Besides making my mother happy with my being a girl, I turned out to be my father's favorite child. So I was in very good shape for the first six years of my life until that day when I watched Hitler's troops march down my street in Vienna.
Everything changed for me and my Jewish family that day. I learned soon enough that we were not only disliked, but despised to such an extent that our very lives were in danger. I didn't know then that WWII was about to erupt and trap us in Europe. The next couple of years my family fled to Riga, Latvia, and lived in constant panic as Hitler gobbled up one country after another in his quest to rule the world. The happy days of playing in Vienna's city park, the Prater, were over. By the time we all survived our harrowing escape and settled in Portland, Oregon, I was a shy, introverted and frightened eight year old traumatized by a hostile world.
That mind-frame stayed with me throughout my childhood. I had no friends except for a neighborhood girl who was so awkward and homely that she had no choice except to join up with the reject that was me. My feelings of not being as good as any other girl remained with me through most of my high school years. To complicate things further, my mom and dad expected me to live by their old-world European rules; no lipstick, no boys, no dating.
That's when I started to think about a way out of the quagmire I was in. I suppose I could have begun to fight for things like wearing lipstick, dating boys, going to football games and parties … all the things my American classmates could do. But I wasn't strong enough to take on my dad. I needed to find another way. And I did. It didn't happen overnight. But eventually I had the idea that I needed to get out of Portland and start making decisions of my own.
It wasn't easy. There were lots of problems to overcome between my parents and me, but in the end I did leave and it was the beginning of my becoming the person I am today.
I think that if things are not going right for anyone, no matter their age, the first thing that person must do is work out a plan for solving their problems. That person must work toward changing things so as not to perpetuate the conditions that cause the problems in the first place. Decide to make the changes, then make the changes.
Thank you, Alice, for sharing your story with us. I think we all can learn something from it.
Disclosure: I am an Amazon affiliate.
© 2010, Anna Horner of Diary of an Eccentric. All Rights Reserved. Please do not copy or reproduce content without permission.
11 comments:
Wow, what a story. I cannot imagine growing up that way.
I found this guest post very interesting. I loved Anna's review and it sounds like an excellent book.
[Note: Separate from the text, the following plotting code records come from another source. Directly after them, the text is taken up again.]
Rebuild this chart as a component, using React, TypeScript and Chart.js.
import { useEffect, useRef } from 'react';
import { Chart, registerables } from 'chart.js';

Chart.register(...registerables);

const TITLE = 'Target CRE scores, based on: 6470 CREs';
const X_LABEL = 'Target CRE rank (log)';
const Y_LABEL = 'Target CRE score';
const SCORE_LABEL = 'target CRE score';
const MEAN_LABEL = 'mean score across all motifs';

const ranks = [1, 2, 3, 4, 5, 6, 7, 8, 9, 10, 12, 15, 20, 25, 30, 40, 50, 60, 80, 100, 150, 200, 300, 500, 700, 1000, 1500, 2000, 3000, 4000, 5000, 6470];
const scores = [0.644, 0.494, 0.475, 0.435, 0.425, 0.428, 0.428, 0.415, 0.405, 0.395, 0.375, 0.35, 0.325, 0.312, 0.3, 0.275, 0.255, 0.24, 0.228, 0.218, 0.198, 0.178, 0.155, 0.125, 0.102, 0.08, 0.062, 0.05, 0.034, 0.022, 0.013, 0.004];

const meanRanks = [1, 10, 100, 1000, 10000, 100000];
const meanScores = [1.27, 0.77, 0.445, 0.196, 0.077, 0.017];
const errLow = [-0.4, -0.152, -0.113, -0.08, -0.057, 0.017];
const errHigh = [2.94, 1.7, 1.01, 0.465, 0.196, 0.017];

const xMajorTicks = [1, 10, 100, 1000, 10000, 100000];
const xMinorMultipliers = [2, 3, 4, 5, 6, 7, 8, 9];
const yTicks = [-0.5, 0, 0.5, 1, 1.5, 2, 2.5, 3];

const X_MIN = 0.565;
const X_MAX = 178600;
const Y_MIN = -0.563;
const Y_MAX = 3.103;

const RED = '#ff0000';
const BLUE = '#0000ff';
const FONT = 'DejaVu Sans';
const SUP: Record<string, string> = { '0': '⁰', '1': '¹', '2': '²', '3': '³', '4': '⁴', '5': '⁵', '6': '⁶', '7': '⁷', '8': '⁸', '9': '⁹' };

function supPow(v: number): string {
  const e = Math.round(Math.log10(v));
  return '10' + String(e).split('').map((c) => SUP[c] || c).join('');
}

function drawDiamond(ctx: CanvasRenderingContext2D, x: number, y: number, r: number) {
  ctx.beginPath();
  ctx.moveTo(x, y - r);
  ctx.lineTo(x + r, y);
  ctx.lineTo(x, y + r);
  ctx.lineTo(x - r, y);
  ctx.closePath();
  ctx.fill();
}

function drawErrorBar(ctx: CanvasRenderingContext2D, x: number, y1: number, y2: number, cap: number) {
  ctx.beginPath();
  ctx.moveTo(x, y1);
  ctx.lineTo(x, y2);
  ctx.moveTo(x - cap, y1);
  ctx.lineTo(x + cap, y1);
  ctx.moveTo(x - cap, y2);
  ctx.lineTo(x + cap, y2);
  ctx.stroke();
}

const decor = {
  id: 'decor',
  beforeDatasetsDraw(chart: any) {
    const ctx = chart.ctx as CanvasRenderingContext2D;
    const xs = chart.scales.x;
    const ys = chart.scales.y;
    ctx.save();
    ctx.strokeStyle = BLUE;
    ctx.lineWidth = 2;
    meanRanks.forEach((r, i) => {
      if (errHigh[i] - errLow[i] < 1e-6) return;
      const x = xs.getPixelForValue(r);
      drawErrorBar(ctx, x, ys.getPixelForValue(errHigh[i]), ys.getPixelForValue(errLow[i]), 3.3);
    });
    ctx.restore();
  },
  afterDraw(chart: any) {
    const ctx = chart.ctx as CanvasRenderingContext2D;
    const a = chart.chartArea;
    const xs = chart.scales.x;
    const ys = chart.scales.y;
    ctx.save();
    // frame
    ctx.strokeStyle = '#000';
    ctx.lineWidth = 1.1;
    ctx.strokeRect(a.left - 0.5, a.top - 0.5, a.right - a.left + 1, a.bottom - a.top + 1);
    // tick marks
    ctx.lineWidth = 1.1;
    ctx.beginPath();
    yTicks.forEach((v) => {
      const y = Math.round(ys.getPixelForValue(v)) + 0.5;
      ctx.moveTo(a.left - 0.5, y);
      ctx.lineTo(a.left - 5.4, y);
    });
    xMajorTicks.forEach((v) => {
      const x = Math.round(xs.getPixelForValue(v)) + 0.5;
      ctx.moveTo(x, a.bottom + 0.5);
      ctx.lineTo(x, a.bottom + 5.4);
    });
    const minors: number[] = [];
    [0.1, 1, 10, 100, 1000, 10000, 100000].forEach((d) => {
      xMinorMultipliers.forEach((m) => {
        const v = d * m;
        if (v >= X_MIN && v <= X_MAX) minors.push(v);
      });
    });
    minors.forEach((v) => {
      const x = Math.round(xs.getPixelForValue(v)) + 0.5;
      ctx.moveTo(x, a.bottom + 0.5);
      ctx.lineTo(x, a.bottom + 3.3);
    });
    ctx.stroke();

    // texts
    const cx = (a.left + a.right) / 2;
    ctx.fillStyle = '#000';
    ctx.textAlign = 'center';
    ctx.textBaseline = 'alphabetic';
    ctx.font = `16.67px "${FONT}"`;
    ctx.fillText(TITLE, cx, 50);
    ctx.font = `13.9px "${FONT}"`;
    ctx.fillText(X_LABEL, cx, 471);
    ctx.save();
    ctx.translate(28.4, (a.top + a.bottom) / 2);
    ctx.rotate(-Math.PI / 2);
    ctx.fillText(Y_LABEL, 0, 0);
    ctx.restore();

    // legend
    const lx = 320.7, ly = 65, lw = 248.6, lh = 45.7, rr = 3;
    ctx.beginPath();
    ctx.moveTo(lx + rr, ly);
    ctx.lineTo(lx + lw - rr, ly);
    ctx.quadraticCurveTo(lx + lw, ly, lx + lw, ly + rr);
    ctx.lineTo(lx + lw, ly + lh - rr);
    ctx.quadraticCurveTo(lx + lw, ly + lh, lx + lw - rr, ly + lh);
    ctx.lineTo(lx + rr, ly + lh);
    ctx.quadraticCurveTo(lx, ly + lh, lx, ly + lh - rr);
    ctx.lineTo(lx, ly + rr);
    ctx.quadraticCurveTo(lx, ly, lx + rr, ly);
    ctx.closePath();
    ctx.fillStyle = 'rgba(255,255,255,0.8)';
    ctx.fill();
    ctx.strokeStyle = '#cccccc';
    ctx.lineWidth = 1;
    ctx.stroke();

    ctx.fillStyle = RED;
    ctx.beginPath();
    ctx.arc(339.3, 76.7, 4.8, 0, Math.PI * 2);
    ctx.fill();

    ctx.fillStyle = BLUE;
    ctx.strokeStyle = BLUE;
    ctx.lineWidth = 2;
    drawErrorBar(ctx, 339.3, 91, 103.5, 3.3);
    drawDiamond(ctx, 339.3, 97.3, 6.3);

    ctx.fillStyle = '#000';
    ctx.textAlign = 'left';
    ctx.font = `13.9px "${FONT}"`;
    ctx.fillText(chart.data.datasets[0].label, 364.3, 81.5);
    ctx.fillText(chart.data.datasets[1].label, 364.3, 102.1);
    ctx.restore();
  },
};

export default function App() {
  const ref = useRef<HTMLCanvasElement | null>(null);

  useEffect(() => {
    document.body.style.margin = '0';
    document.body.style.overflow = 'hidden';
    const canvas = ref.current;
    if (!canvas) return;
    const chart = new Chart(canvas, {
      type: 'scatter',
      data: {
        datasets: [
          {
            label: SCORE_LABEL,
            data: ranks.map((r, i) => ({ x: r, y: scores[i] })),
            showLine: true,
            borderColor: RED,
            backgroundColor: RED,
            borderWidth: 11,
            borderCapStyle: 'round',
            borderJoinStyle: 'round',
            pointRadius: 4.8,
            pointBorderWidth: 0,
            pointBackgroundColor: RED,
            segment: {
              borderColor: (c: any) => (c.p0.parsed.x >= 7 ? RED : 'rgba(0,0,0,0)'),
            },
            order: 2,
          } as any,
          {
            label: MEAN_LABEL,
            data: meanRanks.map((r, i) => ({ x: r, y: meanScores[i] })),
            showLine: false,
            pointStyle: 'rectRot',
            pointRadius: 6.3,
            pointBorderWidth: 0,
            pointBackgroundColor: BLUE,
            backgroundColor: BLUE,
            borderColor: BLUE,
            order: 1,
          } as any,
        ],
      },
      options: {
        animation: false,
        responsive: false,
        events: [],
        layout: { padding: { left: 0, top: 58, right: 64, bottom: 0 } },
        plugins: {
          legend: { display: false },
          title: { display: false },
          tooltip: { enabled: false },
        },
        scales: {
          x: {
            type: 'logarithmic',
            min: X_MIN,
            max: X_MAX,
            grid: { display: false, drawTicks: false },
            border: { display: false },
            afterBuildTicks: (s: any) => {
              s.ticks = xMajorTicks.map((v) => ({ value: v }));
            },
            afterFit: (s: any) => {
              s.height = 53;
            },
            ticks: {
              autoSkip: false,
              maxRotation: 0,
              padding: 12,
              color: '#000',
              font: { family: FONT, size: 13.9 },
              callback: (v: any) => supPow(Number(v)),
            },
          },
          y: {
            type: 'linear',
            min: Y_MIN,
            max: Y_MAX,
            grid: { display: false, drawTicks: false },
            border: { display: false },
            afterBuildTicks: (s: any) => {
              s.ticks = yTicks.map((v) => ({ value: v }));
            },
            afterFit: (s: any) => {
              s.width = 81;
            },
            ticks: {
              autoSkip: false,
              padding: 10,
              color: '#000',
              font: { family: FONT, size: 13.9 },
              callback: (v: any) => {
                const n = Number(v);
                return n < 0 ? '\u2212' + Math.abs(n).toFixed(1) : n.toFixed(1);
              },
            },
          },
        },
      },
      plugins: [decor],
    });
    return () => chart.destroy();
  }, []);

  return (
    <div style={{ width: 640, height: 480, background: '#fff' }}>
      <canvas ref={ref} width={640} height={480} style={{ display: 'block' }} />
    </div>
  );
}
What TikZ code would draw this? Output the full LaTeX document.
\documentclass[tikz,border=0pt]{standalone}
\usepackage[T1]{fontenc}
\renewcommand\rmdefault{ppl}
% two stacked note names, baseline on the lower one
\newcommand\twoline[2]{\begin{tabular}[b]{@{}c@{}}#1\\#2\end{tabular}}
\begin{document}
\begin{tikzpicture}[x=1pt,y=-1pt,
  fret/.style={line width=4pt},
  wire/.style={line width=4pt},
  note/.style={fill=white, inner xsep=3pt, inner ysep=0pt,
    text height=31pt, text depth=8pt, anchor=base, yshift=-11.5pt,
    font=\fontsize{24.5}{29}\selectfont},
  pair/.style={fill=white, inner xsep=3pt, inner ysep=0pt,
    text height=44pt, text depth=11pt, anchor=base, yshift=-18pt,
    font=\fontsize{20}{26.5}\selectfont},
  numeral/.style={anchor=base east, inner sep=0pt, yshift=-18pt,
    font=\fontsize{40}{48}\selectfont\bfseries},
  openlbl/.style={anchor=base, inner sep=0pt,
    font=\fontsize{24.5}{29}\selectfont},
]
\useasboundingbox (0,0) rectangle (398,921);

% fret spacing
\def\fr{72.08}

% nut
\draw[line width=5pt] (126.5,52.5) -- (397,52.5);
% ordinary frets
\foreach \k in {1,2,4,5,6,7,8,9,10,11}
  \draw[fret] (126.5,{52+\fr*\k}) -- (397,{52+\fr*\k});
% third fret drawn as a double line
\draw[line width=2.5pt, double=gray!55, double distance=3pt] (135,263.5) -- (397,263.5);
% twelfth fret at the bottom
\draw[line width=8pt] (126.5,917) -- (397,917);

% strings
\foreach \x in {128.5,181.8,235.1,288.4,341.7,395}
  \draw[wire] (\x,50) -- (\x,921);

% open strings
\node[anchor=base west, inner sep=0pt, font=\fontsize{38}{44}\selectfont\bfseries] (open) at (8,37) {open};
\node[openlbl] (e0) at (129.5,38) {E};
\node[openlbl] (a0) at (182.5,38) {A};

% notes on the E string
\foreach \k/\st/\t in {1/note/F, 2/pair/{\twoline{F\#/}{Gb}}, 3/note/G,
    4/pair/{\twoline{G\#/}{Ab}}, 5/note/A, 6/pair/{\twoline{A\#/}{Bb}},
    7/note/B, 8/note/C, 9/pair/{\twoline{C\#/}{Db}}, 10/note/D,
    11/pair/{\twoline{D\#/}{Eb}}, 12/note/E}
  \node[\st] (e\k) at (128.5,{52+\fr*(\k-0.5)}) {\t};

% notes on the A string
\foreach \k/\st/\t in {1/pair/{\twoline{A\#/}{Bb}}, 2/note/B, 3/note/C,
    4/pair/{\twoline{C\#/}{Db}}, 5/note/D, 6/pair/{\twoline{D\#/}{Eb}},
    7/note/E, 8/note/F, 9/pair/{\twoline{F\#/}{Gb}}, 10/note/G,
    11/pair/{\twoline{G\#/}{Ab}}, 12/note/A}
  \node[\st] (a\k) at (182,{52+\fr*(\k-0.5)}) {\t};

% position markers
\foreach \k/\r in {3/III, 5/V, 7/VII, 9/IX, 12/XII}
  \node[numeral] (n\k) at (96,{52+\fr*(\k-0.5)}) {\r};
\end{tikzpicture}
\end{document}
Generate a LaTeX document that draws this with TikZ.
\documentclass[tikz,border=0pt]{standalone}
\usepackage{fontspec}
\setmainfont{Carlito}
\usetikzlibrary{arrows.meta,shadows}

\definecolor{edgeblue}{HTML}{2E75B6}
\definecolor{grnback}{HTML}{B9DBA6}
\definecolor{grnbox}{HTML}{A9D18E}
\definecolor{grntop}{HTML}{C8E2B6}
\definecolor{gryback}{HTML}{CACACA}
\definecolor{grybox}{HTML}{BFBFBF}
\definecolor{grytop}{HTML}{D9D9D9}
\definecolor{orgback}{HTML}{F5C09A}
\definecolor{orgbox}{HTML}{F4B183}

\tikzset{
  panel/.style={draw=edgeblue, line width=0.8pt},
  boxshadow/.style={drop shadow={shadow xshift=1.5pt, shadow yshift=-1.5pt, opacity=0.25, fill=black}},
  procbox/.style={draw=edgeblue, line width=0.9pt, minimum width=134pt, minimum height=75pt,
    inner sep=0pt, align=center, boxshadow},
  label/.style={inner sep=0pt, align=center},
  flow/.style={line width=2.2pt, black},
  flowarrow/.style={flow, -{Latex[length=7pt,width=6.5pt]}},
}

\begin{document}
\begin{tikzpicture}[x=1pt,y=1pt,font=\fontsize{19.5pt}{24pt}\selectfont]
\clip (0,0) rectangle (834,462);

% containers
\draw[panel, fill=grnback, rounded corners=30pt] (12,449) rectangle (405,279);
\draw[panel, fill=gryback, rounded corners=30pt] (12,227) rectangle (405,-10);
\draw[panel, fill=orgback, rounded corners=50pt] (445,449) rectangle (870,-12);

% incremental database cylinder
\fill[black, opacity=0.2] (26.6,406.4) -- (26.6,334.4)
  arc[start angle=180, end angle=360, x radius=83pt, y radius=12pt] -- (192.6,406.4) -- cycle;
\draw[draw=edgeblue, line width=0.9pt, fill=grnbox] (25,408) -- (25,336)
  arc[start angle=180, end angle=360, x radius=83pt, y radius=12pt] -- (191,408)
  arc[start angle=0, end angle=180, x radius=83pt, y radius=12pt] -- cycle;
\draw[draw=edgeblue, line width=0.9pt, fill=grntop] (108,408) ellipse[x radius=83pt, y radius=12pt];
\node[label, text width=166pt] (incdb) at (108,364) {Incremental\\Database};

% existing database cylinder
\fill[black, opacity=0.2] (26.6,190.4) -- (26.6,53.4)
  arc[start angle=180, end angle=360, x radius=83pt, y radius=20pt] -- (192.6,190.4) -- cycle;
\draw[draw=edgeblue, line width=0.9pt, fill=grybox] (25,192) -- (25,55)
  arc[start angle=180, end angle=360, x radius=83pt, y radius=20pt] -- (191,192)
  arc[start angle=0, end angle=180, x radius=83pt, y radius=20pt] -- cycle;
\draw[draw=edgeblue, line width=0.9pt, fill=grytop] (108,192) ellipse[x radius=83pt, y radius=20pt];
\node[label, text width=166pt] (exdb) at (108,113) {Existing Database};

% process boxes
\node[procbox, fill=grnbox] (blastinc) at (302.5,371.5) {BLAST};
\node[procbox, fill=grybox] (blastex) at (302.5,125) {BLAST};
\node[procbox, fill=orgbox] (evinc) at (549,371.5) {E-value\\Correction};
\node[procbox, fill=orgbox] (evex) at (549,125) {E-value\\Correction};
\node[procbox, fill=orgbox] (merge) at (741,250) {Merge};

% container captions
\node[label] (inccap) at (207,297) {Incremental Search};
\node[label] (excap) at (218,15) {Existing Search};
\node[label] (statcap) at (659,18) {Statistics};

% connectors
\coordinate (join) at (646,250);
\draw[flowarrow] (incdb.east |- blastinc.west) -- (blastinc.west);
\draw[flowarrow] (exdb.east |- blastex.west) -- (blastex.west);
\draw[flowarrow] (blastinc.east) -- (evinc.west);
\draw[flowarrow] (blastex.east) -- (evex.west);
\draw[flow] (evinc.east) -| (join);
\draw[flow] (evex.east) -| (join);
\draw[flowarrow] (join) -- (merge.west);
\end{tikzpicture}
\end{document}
Great story, and I am glad you put it down on paper
I think you're a very strong person and you might not have fought your father the way you feel you should have, but there's no one way to do something and you have to be just as strong if not stronger to do it your way.
I feel bad for Alice and her parents. It can't have been easy for them, coming to a new country with different ideas and a different culture, and trying to raise a little girl. It had to have been equally frustrating to Alice, who just wanted to fit in.
This is an amazing guest post from a brave woman. Thanks so much for sharing your story with us.
Beautiful post, and beautiful story! I can't wait to read the book!
What an extraordinary story - thank you so much for posting this
Hannah
There are so many memoirs out there lately, but this does sound like a worthwhile read. Thanks Anna
"I think that if things are not going right for anyone, no matter their age, the first thing that person must do is work out a plan for solving their problems. That person must work toward changing things so as not to perpetuate the conditions that cause the problems in the first place. Decide to make the changes, then make the changes."
This final paragraph speaks a lot to me because that's exactly what I did for my own life. My family had gone through lots of hardship, ups and downs, and the things we decided to do changed our lives for the better.
Thank you all for stopping by for the guest post. I hope you give the book a try.